━━ THE INPUT ━━
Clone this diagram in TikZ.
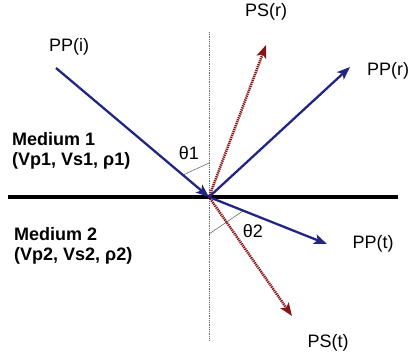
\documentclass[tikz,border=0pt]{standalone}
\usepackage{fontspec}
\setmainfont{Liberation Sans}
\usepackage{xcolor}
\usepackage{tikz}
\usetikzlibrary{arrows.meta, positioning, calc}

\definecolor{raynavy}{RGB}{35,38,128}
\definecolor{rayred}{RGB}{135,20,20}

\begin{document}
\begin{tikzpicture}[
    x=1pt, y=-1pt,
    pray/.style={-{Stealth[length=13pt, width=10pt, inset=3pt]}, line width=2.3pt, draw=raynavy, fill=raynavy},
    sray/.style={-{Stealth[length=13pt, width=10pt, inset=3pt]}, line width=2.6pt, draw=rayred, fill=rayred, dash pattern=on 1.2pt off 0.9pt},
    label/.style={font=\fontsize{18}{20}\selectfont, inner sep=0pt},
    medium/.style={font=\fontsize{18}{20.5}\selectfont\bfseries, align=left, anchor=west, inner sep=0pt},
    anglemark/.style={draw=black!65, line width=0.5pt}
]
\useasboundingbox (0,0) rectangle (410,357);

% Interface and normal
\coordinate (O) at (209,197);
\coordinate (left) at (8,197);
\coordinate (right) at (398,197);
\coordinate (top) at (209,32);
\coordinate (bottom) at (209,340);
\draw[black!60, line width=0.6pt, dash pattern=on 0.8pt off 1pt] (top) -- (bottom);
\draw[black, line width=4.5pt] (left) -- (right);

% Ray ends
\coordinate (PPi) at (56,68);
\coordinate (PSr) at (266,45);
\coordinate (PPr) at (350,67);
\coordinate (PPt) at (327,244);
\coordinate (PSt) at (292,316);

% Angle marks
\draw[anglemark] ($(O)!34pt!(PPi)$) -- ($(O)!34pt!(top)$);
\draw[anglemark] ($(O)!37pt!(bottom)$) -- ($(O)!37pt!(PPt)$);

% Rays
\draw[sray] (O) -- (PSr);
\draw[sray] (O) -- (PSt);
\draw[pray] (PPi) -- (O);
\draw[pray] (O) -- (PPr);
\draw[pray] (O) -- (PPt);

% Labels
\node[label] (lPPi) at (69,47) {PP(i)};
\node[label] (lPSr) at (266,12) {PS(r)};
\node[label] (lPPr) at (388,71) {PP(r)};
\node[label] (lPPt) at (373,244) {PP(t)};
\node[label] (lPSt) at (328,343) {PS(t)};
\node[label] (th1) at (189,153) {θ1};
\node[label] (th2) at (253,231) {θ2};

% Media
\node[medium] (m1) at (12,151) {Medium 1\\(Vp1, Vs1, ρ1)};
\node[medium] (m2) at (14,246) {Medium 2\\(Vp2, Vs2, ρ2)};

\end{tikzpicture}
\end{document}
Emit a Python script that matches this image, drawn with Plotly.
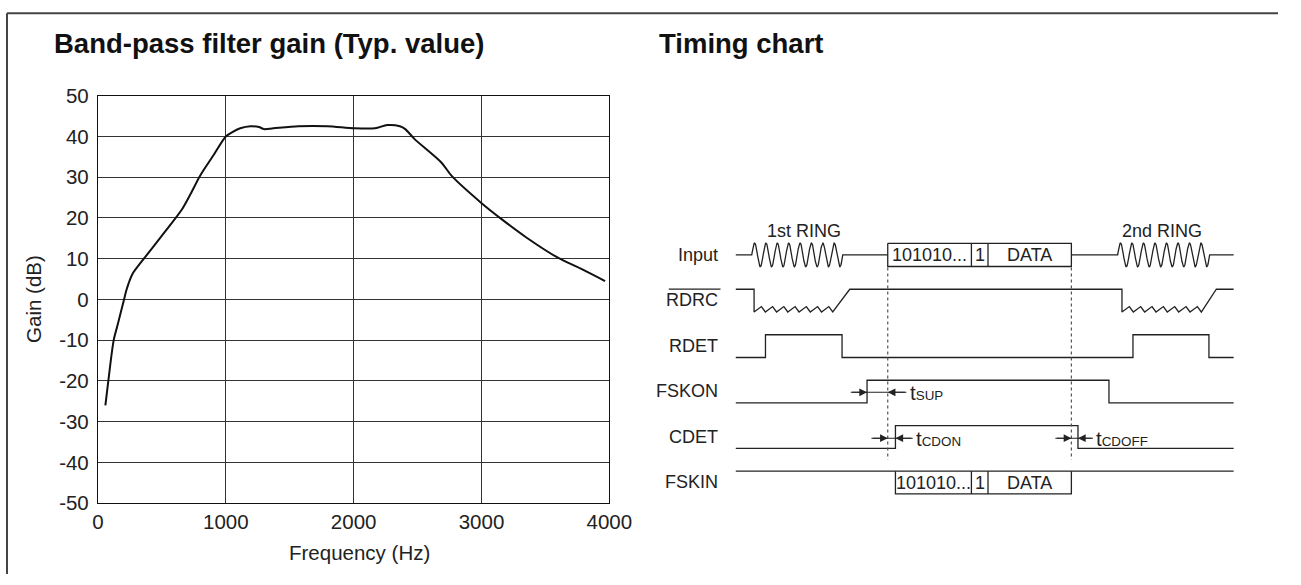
━━━
• GOAL: Read the data above and pull out each line that holds the string "this".

• EXPECTED ANSWER:
Clone this diagram in TikZ.
Emit a Python script that matches this image, drawn with Plotly.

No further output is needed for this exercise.